Die randomisierte AIDEG-VTA-Studie zeigt, dass bei Patient:innen mit struktureller Herzerkrankung und ICD-dokumentierter VT die Nutzung von ICD-EG für eine fokussierte Ablationsstrategie zu einem verbesserten klinischen Outcome führt. Ob eine komplette Substratablation zumindest bei ischämischen Substraten effektiver ist, bleibt zu prüfen.

 

 

Referenzen:

 

  1. Ibáñez Criado JL, Ortiz M, García-Fernández J et al. Can ICD Electrograms Help Ventricular Tachycardia Ablation?: Results From the Multicenter Randomized AIDEG-VTA Trial.

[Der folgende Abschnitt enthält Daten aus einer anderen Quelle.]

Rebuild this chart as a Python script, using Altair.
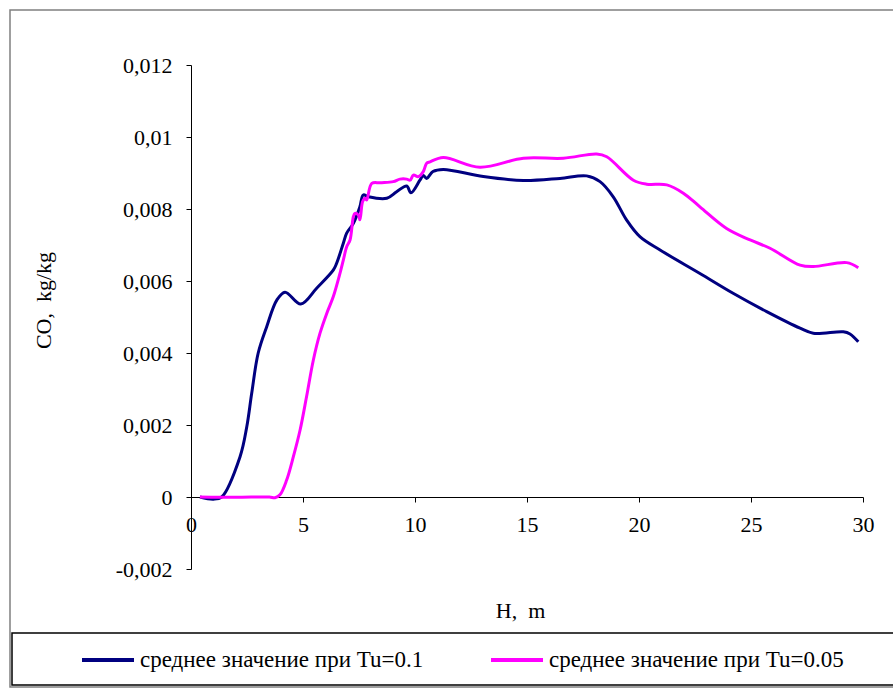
import altair as alt
import pandas as pd

# Series 1: среднее значение при Tu=0.1
h1 = [0.4, 1.0, 1.37, 2.19, 2.49, 2.71, 3.0, 3.38, 3.83, 4.2, 4.9, 5.61, 6.35, 6.5, 6.8, 6.95,
      7.25, 7.54, 7.69, 7.92, 8.74, 9.18, 9.63, 9.82, 10.22, 10.37, 10.52, 10.8, 11.26, 13.05,
      14.84, 16.47, 17.66, 18.26, 18.85, 19.45, 20.04, 20.94, 22.72, 24.2, 25.7, 27.19, 27.78,
      29.12, 29.42, 29.79]
co1 = [0.0, -0.00006, 0.0, 0.00112, 0.00195, 0.00288, 0.0040, 0.00473, 0.00547, 0.00569,
       0.00536, 0.0058, 0.0063, 0.00649, 0.00705, 0.00733, 0.0076, 0.00806, 0.00839, 0.00834,
       0.0083, 0.00848, 0.00864, 0.00845, 0.0088, 0.00893, 0.00885, 0.00904, 0.0091, 0.0089,
       0.00879, 0.00885, 0.00892, 0.00876, 0.00834, 0.00769, 0.00723, 0.00686, 0.00621,
       0.00566, 0.00515, 0.00469, 0.00455, 0.00459, 0.00453, 0.00431]

# Series 2: среднее значение при Tu=0.05
h2 = [0.4, 2.0, 3.5, 3.75, 3.97, 4.27, 4.57, 4.87, 5.16, 5.46, 5.76, 6.06, 6.35, 6.65, 6.8,
      6.95, 7.1, 7.25, 7.32, 7.47, 7.54, 7.66, 7.77, 7.84, 8.07, 8.44, 9.03, 9.33, 9.63, 9.78,
      9.93, 10.15, 10.37, 10.52, 10.67, 11.26, 12.9, 14.84, 16.62, 18.11, 18.56, 19.75, 20.34,
      21.24, 21.98, 22.72, 23.91, 24.96, 25.85, 27.19, 27.78, 29.27, 29.79]
co2 = [0.0, -0.00001, 0.0, -0.00002, 0.00006, 0.00047, 0.00112, 0.00186, 0.00279, 0.0038,
       0.00455, 0.0051, 0.00556, 0.00621, 0.00658, 0.00695, 0.00714, 0.00779, 0.00788,
       0.00783, 0.0077, 0.0082, 0.0083, 0.00825, 0.00871, 0.00873, 0.00876, 0.00883, 0.00883,
       0.0088, 0.00894, 0.0089, 0.00904, 0.00927, 0.00931, 0.00943, 0.00916, 0.00941, 0.00941,
       0.00953, 0.00945, 0.0088, 0.00869, 0.00867, 0.00844, 0.00806, 0.00746, 0.00714,
       0.00691, 0.00644, 0.0064, 0.00651, 0.00637]

series_names = ["среднее значение при Tu=0.1", "среднее значение при Tu=0.05"]
series_colors = ["#000080", "#FF00FF"]
x_ticks = [0, 5, 10, 15, 20, 25, 30]
y_ticks = [-0.002, 0, 0.002, 0.004, 0.006, 0.008, 0.01, 0.012]

rows = []
for i, (h, c) in enumerate(zip(h1, co1)):
    rows.append({"H": h, "CO": c, "series": series_names[0], "order": i})
for i, (h, c) in enumerate(zip(h2, co2)):
    rows.append({"H": h, "CO": c, "series": series_names[1], "order": i})
df = pd.DataFrame(rows)

FONT = "Liberation Serif"
W, H = 672, 504

frame_df = pd.DataFrame({"k": [0]})
outer = alt.Chart(frame_df).mark_rect(filled=False, stroke="#808080", strokeWidth=1.5).encode(
    x=alt.value(-181), x2=alt.value(720), y=alt.value(-55), y2=alt.value(622)
)
legbox = alt.Chart(frame_df).mark_rect(filled=False, stroke="black", strokeWidth=1.5).encode(
    x=alt.value(-179), x2=alt.value(720), y=alt.value(568), y2=alt.value(620)
)

lines = alt.Chart(df).mark_line(strokeWidth=3, interpolate="catmull-rom").encode(
    x=alt.X("H:Q", scale=alt.Scale(domain=[0, 30], nice=False),
            axis=alt.Axis(values=x_ticks, title="H,\u00a0 m", offset=-72, grid=False,
                          domainColor="black", tickColor="black", tickSize=5,
                          labelFont=FONT, labelFontSize=22, labelColor="black",
                          labelPadding=12, labelFlush=False,
                          titleFont=FONT, titleFontSize=22, titleFontWeight="normal",
                          titleColor="black", titleX=329, titleY=113,
                          titleBaseline="middle", titleAlign="center")),
    y=alt.Y("CO:Q", scale=alt.Scale(domain=[-0.002, 0.012], nice=False, zero=False),
            axis=alt.Axis(values=y_ticks, title="CO,\u00a0 kg/kg", grid=False,
                          domainColor="black", tickColor="black", tickSize=5,
                          labelFont=FONT, labelFontSize=22, labelColor="black",
                          labelPadding=14, labelFlush=False,
                          labelExpr="replace(toString(datum.value), '.', ',')",
                          titleFont=FONT, titleFontSize=22, titleFontWeight="normal",
                          titleColor="black", titleX=-148, titleY=235, titleAngle=270,
                          titleBaseline="middle", titleAlign="center")),
    color=alt.Color("series:N", scale=alt.Scale(domain=series_names, range=series_colors),
                    legend=alt.Legend(title=None, orient="none", legendX=-111, legendY=567,
                                      direction="horizontal", symbolType="stroke",
                                      symbolSize=2704, symbolStrokeWidth=4,
                                      labelFont=FONT, labelFontSize=23, labelColor="black",
                                      labelOffset=4, columnPadding=59, labelLimit=400)),
    order="order:Q",
)

chart = alt.layer(outer, legbox, lines).properties(
    width=W, height=H,
    background="white",
    autosize=alt.AutoSizeParams(type="none"),
    padding={"left": 191, "top": 65, "right": 30, "bottom": 120},
).configure(font=FONT).configure_view(strokeWidth=0)

chart.save("out.html", embed_options={"renderer": "svg", "actions": False})
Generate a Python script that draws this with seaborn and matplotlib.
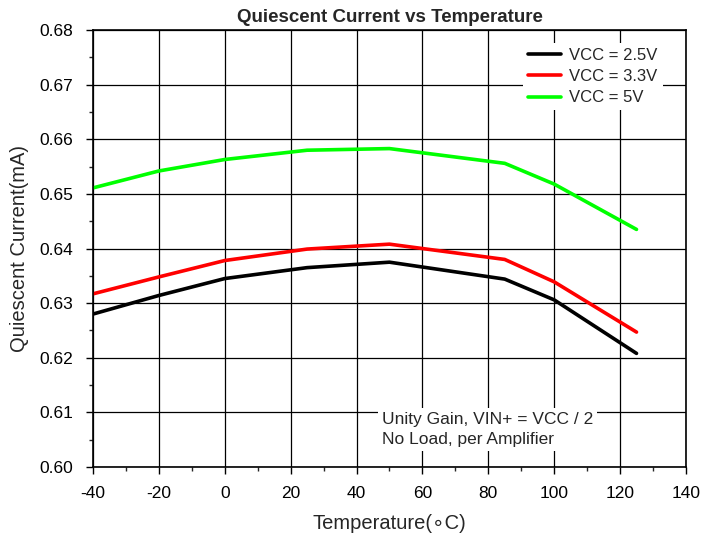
import matplotlib
matplotlib.use("Agg")
import matplotlib.pyplot as plt
from matplotlib.ticker import MultipleLocator, FuncFormatter
import pandas as pd
import seaborn as sns

temps = [-40, -20, 0, 25, 50, 85, 100, 125]
vcc_25 = [0.6280, 0.6314, 0.6345, 0.6365, 0.6375, 0.6344, 0.6306, 0.6208]
vcc_33 = [0.6317, 0.6348, 0.6378, 0.6399, 0.6408, 0.6380, 0.6339, 0.6247]
vcc_5 = [0.6511, 0.6542, 0.6563, 0.6580, 0.6583, 0.6556, 0.6518, 0.6435]
labels = ["VCC = 2.5V", "VCC = 3.3V", "VCC = 5V"]
colors = ["black", "#ff0000", "#00ff00"]

df = pd.concat([
    pd.DataFrame({"temp": temps, "current": v, "series": lab})
    for v, lab in zip([vcc_25, vcc_33, vcc_5], labels)
])

sns.set_style("ticks")
plt.rcParams["font.family"] = ["Liberation Sans", "DejaVu Sans"]

fig = plt.figure(figsize=(7.19, 5.37), dpi=100)
ax = fig.add_axes([0.1293, 0.1304, 0.8247, 0.8136])

sns.lineplot(data=df, x="temp", y="current", hue="series", hue_order=labels,
             palette=colors, linewidth=2.6, ax=ax, sort=False)

ax.set_xlim(-40, 140)
ax.set_ylim(0.60, 0.68)
ax.xaxis.set_major_locator(MultipleLocator(20))
ax.xaxis.set_minor_locator(MultipleLocator(10))
ax.yaxis.set_major_locator(MultipleLocator(0.01))
ax.yaxis.set_minor_locator(MultipleLocator(0.005))
ax.xaxis.set_major_formatter(FuncFormatter(lambda v, p: f"{v:.0f}"))
ax.yaxis.set_major_formatter(FuncFormatter(lambda v, p: f"{v:.2f}"))
ax.grid(True, which="major", color="black", linewidth=0.9)
ax.set_axisbelow(True)
ax.tick_params(which="major", direction="out", length=5, width=1, labelsize=12.5,
               colors="black", pad=9)
ax.tick_params(which="minor", direction="out", length=3, width=1)
for s in ax.spines.values():
    s.set_visible(True)
    s.set_color("black")
    s.set_linewidth(1.2)

ax.set_title("Quiescent Current vs Temperature", fontsize=13.5, fontweight="bold", pad=6)
ax.set_xlabel("Temperature(\u2218C)", fontsize=14.5, labelpad=9)
ax.set_ylabel("Quiescent Current(mA)", fontsize=14.5, labelpad=8)

leg = ax.legend(loc="upper right", bbox_to_anchor=(0.975, 0.99), fontsize=12,
                frameon=True, fancybox=False, framealpha=1, edgecolor="white",
                handlelength=2.0, handletextpad=0.5, borderpad=0.3, labelspacing=0.38)
leg.get_frame().set_linewidth(0)

ax.text(0.487, 0.085, "Unity Gain, VIN+ = VCC / 2\nNo Load, per Amplifier",
        transform=ax.transAxes, fontsize=12.5, va="center", ha="left", linespacing=1.4,
        bbox=dict(facecolor="white", edgecolor="none", pad=3))

fig.savefig("out.png", dpi=100)
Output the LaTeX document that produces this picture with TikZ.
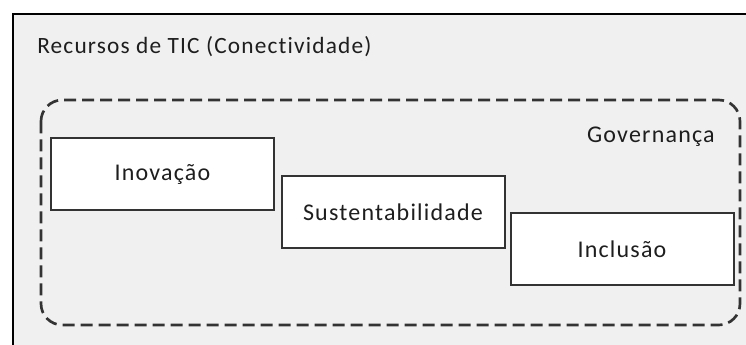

J Am Coll Cardiol. 2024 Nov 28:S0735-1097(24)10316-6. doi: 10.1016/j.jacc.2024.10.104. Epub ahead of print. PMID: 39772368.
  2. Sapp JL, Wells GA, Parkash R et al. Ventricular Tachycardia Ablation versus Escalation of Antiarrhythmic Drugs. N Engl J Med. 2016 Jul 14;375(2):111-21. doi: 10.1056/NEJMoa1513614. Epub 2016 May 5. PMID: 27149033.
  3. Kuck KH, Schaumann A, Eckardt L et al.  Catheter ablation of stable ventricular tachycardia before defibrillator implantation in patients with coronary heart disease (VTACH): a multicentre randomised controlled trial. Lancet. 2010 Jan 2;375(9708):31-40. doi: 10.1016/S0140-6736(09)61755-4. PMID: 20109864.
  4. Willems S, Tilz RR, Steven D et al. Preventive or Deferred Ablation of Ventricular Tachycardia in Patients With Ischemic Cardiomyopathy and Implantable Defibrillator (BERLIN VT): A Multicenter Randomized Trial. Circulation. 2020 Mar 31;141(13):1057-1067. doi: 10.1161/CIRCULATIONAHA.119.043400. Epub 2020 Jan 31. PMID: 32000514.
  5. Di Biase L, Burkhardt JD, Lakkireddy D et al, Ablation of Stable VTs Versus Substrate Ablation in Ischemic Cardiomyopathy: The VISTA Randomized Multicenter Trial. J Am Coll Cardiol. 2015 Dec 29;66(25):2872-2882. doi: 10.1016/j.jacc.2015.10.026. PMID: 26718674.